Another change the US could make that’s harder to legislate is to make the act of voting more of a cultural moment. In Australia, voters pop into the polls wearing bikinis to snack on their election day sausage; Brits bring their pups to cast their ballot. The US’s “I Voted” sticker, while it offers some incentive, doesn’t contribute as much to the warm-and-fuzzies other countries’ voters get when they do their civic duty. Meguid commented that, in Switzerland, voter participation dropped once it implemented mail-in ballots, because people no longer feared being judged by their neighbors if they didn’t show up to the polls.

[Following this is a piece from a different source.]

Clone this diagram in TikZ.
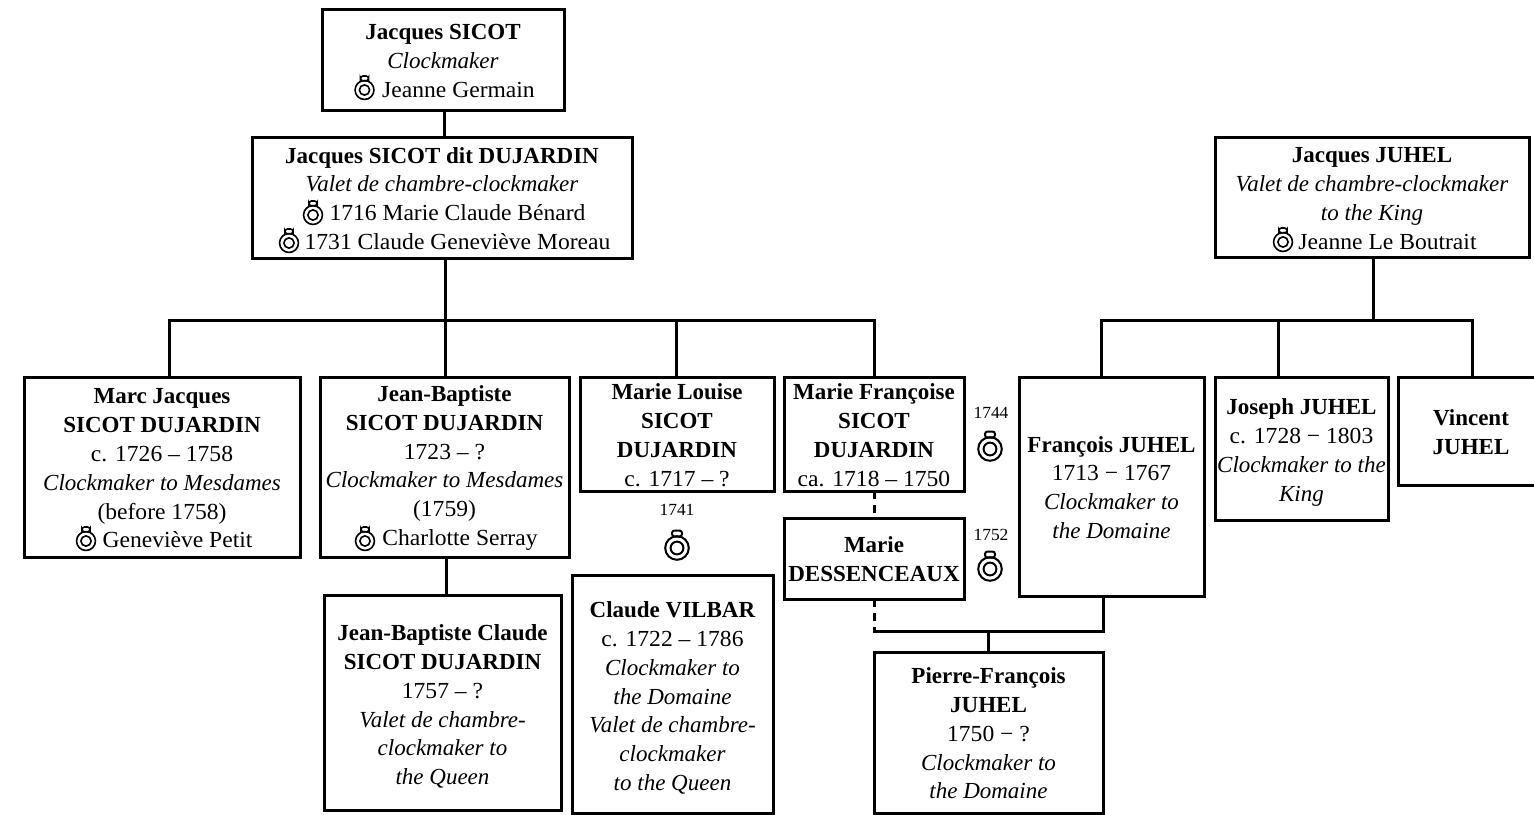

Paz isn’t sure whether Chile was better off when voting was optional or required; the country dropped its requirement in 2012. “It’s hard to give a straightforward answer because both systems rely on a key issue: that politicians serve their constituents, attract voters, and gain their trust in politics and all the branches of the state,” he says. That’s not really happening, in part because a series of scandals have undermined public trust in government. But later this month, Chileans will vote on whether to change their country’s constitution, and Paz expects a big turnout. “It is the first time in a long time that citizens feel they have skin in the game and something big to gain,” he says.
“For me, even without thinking about political and policy outcomes, there’s a principled reason to support compulsory voting,” says Fowler: “We want everyone represented.”